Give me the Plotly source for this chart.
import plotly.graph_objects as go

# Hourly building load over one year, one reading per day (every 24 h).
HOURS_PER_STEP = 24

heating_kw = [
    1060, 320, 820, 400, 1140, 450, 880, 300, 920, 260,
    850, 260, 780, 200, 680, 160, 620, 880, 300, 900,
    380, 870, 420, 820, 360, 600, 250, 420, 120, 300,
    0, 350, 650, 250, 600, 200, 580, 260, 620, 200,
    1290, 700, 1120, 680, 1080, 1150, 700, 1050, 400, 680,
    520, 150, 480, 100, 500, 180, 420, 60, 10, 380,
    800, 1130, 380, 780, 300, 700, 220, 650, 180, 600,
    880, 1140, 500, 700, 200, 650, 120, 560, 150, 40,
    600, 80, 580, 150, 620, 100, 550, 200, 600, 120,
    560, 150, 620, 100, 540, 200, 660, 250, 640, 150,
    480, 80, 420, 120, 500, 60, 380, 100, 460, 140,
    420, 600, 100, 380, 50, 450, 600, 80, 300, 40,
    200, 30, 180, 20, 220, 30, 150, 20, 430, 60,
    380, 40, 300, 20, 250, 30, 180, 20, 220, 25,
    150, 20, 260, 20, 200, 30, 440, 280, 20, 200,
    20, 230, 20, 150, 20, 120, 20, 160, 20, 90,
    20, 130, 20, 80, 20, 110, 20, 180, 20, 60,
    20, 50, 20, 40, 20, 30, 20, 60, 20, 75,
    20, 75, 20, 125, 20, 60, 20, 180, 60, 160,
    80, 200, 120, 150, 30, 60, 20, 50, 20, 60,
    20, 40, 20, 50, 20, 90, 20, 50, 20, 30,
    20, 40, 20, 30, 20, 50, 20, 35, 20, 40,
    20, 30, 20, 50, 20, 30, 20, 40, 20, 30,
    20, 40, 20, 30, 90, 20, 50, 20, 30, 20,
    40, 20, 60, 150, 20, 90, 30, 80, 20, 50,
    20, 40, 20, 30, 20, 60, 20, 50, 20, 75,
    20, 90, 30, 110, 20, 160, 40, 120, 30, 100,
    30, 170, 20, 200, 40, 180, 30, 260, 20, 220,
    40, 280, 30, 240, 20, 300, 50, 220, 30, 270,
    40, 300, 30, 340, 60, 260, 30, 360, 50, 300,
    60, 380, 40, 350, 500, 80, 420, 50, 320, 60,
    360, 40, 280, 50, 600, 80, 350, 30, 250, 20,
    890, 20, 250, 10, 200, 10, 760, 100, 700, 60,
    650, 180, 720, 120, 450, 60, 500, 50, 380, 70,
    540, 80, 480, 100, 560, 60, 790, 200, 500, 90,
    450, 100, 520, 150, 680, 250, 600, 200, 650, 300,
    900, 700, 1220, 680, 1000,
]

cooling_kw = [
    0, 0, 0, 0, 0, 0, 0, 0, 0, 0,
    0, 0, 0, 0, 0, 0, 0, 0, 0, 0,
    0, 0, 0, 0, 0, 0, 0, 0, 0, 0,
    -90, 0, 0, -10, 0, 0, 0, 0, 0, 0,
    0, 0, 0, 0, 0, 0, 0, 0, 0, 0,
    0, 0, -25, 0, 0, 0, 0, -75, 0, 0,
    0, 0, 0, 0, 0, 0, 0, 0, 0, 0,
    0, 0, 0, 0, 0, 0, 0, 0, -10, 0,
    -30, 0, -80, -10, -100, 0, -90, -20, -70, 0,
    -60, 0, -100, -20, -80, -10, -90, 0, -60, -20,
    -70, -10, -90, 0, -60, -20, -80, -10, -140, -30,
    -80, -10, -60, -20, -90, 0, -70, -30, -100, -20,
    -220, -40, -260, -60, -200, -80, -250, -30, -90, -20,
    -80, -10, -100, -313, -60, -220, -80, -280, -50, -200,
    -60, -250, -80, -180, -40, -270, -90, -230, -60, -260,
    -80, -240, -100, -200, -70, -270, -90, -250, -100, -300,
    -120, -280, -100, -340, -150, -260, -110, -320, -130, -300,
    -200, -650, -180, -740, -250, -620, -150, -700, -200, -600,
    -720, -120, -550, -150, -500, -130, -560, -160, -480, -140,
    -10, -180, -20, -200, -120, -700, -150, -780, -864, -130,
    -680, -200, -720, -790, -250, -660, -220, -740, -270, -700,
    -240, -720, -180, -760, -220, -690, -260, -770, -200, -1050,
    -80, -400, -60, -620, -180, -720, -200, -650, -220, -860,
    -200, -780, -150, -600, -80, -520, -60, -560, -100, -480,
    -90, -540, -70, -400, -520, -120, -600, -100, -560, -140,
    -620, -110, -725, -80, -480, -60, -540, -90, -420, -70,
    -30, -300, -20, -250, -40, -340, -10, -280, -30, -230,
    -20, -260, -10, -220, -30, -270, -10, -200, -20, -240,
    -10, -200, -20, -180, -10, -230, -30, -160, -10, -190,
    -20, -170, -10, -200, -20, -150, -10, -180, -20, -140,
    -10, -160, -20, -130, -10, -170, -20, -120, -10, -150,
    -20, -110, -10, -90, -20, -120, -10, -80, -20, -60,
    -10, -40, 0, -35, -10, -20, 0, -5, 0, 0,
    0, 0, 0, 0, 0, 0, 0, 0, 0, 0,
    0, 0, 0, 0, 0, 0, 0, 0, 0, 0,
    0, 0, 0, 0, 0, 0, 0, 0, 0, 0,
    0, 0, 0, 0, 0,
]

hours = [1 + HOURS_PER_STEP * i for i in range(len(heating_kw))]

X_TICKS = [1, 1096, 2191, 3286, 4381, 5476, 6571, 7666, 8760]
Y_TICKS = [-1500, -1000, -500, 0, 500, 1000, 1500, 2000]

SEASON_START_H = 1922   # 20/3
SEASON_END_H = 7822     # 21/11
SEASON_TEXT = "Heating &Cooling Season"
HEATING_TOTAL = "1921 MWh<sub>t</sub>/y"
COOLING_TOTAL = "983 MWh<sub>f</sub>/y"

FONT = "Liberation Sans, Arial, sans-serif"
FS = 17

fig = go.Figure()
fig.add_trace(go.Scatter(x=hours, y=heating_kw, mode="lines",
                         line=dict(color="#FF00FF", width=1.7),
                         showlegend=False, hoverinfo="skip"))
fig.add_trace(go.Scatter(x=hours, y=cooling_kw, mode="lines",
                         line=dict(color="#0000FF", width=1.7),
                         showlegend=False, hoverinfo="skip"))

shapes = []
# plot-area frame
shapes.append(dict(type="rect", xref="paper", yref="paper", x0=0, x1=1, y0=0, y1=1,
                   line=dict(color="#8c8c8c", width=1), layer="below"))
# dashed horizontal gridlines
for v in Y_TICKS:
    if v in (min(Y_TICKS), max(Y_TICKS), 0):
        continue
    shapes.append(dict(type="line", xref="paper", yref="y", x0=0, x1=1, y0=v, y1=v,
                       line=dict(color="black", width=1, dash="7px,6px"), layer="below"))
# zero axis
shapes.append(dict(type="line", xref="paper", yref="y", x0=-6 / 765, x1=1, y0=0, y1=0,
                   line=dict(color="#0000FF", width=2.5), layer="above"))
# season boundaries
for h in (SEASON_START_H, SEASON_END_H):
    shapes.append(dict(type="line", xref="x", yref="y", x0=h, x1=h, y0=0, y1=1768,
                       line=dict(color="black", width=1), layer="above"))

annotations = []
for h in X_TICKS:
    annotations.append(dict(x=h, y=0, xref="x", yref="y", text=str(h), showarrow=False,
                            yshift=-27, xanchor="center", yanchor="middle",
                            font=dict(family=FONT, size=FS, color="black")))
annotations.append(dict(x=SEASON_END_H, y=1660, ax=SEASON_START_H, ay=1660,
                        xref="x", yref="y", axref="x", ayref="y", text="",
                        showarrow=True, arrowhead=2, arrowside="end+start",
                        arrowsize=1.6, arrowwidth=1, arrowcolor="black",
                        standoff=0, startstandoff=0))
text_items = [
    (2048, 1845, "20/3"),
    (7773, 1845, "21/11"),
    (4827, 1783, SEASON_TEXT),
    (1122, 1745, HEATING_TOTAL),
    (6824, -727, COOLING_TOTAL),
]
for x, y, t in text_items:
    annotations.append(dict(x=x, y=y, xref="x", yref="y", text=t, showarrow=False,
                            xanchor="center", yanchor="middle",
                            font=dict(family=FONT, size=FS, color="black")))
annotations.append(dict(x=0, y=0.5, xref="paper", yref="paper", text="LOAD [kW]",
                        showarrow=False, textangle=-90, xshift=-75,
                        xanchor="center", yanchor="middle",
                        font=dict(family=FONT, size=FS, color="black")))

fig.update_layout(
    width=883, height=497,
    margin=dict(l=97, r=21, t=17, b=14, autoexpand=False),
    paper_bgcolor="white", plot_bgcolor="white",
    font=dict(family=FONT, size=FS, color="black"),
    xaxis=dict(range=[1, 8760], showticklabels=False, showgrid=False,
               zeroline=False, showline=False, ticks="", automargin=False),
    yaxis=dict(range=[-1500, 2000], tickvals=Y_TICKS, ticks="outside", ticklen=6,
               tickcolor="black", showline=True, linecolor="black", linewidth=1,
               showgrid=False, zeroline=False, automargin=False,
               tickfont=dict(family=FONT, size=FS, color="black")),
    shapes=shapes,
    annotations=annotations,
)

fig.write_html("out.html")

Problem to work on: Set down each line of the material verbatim, from the first line through the line that contains "HOURS_PER_STEP = 24".

Answer to this exercise:
Give me the Plotly source for this chart.
import plotly.graph_objects as go

# Hourly building load over one year, one reading per day (every 24 h).
HOURS_PER_STEP = 24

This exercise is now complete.